Exams on an app: Colleges are taking semester tests mobile
Results are instant, as is feedback. Assignments, lecture notes, notices and attendance records are virtual too.
Nineteen-year-old Deep Parekh, a third-year BCom student at K J Somaiya college, gave his last semester exams on Offee, the official mobile app of his college. The exam consisted of multiple choice questions. “It was very quick; pen and paper can slow you down,” he says.
The exam option of the app was introduced in March and is compulsory for all students. A total of 3,000 students at the college for Arts and Commerce used it in the last term.
“We decided on an app because it is a more efficient way to administer exams and score papers, both from the teachers’ and students’ perspective,” says Rajan Welukar, provost at Somaiya Vidyavihar. “Students get their scores almost immediately after the exam. The app is also equipped with features that prevent plagiarism and cheating.”
The app also analyses the class score to identify what areas seem to have been most confusing or misunderstood, and this feedback is used by teachers back in the classroom.

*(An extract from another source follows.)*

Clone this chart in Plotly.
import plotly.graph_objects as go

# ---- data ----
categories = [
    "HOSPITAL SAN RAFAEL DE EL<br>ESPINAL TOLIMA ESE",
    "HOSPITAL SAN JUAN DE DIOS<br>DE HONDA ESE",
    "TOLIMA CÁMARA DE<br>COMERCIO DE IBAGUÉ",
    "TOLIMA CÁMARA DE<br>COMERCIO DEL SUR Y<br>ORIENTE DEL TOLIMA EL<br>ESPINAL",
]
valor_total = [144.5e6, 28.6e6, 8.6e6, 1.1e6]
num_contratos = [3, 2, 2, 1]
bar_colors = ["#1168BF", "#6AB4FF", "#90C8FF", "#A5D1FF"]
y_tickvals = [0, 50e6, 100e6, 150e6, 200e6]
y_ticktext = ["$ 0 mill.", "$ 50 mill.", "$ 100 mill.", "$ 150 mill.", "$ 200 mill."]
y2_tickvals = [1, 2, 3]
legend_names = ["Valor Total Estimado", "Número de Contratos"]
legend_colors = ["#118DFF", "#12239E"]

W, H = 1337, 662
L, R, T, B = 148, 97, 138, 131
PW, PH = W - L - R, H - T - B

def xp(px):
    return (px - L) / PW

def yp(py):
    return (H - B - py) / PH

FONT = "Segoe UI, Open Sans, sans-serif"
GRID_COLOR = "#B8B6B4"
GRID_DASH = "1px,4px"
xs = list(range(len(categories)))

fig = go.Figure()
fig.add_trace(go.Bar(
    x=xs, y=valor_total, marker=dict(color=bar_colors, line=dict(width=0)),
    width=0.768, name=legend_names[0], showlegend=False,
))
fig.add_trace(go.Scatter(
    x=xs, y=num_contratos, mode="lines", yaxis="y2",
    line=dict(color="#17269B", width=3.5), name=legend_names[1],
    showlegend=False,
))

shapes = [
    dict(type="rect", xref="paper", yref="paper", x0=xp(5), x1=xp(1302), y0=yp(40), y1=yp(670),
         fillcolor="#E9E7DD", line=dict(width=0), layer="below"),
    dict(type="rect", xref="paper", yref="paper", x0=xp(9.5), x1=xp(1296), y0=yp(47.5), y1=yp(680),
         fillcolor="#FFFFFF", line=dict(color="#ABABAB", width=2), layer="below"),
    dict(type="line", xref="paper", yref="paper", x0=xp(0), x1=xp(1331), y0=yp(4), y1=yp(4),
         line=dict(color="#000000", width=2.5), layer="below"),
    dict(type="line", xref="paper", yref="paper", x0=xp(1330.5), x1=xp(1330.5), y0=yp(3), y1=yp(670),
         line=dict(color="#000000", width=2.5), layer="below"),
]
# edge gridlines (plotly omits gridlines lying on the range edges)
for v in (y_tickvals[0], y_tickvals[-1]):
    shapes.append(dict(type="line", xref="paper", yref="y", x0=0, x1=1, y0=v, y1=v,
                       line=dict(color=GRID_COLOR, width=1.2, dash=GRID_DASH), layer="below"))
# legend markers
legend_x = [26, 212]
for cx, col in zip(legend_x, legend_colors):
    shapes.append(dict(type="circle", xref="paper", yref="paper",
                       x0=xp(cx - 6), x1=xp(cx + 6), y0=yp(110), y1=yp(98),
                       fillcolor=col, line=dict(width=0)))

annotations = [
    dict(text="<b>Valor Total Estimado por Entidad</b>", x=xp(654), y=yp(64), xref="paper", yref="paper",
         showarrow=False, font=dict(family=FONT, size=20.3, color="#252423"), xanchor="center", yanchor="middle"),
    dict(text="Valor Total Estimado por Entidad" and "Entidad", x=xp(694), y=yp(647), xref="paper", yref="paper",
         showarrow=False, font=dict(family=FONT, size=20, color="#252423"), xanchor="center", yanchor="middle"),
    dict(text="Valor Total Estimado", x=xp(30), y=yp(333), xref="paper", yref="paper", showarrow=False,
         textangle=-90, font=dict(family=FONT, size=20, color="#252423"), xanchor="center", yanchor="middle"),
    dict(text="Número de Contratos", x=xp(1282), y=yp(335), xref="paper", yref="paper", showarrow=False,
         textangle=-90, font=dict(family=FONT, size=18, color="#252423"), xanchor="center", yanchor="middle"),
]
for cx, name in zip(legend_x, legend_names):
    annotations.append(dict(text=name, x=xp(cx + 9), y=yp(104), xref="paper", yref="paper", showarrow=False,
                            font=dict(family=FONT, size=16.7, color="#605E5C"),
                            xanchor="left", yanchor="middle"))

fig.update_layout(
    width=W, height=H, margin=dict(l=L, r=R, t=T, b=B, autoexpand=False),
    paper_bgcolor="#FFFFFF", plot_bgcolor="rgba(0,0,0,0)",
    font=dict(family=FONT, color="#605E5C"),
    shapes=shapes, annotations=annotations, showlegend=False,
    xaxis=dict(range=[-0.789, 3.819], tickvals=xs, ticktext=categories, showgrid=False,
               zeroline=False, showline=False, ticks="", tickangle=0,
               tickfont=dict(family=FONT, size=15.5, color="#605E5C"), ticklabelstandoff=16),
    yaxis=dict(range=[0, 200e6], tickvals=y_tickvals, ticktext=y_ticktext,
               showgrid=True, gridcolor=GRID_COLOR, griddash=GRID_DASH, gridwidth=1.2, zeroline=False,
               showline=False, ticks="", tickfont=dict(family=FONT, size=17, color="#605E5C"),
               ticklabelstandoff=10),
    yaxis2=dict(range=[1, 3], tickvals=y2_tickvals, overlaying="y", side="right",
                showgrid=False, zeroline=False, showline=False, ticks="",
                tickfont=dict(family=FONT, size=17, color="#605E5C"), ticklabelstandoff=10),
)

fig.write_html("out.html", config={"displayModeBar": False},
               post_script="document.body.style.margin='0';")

“Colleges and classes are also using it to create a virtual library of e-books, hold video-based lectures after hours and share notes with and among students,” says Amit Shah, a former student of Somaiya Vidyavihar, who is now an app developer and built Offee.
Urmi Dhanak, 19, uses the app mainly to refer to lecture notes. “In case I have missed a class or need to understand a topic better, I refer to the app. It can even be accessed offline,” she adds.
As class sizes grow, this is the only sustainable way forward, says Kameshwari Chebrolu of the Department of Computer Science and Engineering (CSE) of IIT-Bombay. “Technology is going to play an increasingly important role to improve learning and teaching,” she adds. “Smartphones are widespread, powerful and can realise many new ideas in the education space.”
IIT-B uses an app called SAFE (Smart Authenticated Fast Exams), developed in-house by faculty and students.
“The app enables ‘cheating-free’, ‘auto-graded’ exams via student smartphones in classroom settings,” says Bhaskaran Raman, professor at the CSE department.
Nihal Kumar Singh, 19, a third year undergraduate student from the Civil Engineering Department, has used the SAFE app twice, and appreciates the transparency.
“The app is pretty intuitive and has a clean design which makes the usage simple and easy,” says Singh. “My favourite part is that the invigilator’s interface shows a complete log of all activity on every connected device in real time, allowing the invigilator to catch hold of a student trying to make a call or switch apps. After the quiz, the statistics are instantly available, which makes it so easy to point out common mistakes or where most students went wrong.”
Here too, the app offers feedback on which mistakes were most common and which concepts were most misunderstood.
“The app is extremely flexible. It can be used for a 5-minute class test or a 90-minute exam,” says Raman. “In the current semester, SAFE is being used across five courses for a total of over 750 students. We’re looking to scale up further,” adds Bhaskaran.
Use of SAFE is dependent on the instructor and the class dynamic, so there’s no central push to get all IITB students on the app.
At GLA University in Mathura, Uttar Pradesh, the official mobile app – Glads – allows students to take exams, submit assignments and access other educational content.
“They can also access their attendance records, see all notifications and university-related information and view academic performance in real time,” says university treasurer Neeraj Agarwal. “Students can also communicate with each other, faculty and management.”
OP Jindal Global University is deploying a mobile app, CollPoll, that will allow students and faculty can raise a request for IT or hostel support. “Students will be able to see their results and download transcripts on the app shortly too,” says chief innovation officer Anirudh C Phadke.
CONNECTING THE DOTS
“When we look at how students interact and engage with their faculties and courses, it’s easy to see the shift away from textbooks and “chalk and talk,” says Nitin Putcha, CEO at the ITM Group of Institutions, which has been using shared online docs for assignments and quizzes for three years. “I believe the paper/pencil final examination is an obsolete assessment tool. Certainly, mobile apps can be used for assessment as long as institutes move away from the old mindset, into continuous assessment practices.”
At Manipal University, a customised tab even allows students to ‘write’ their answer paper — complete with redo, undo, cut, copy and rough note features. The answersheets are then sent to the cloud, reducing paperwork and making assessment and even archiving much easier.
“We have about 20 institutions and over 33,000 students. Between regular assignments and sessional or end-semester exams, there was a lot of paper being used and it was an uphill task for faculty and administrators to deal with the voluminous answer scripts,” says Manipal University registrar Narayana Sabhahit. “Now, we have a dedicated platform to track all our students’ submissions.”
One drawback, of course, is that such systems are necessarily based on a BYOD (bring your own device) model and works only in wi-fi or intranet-enabled institutes — which means it is not scalable across large parts of India.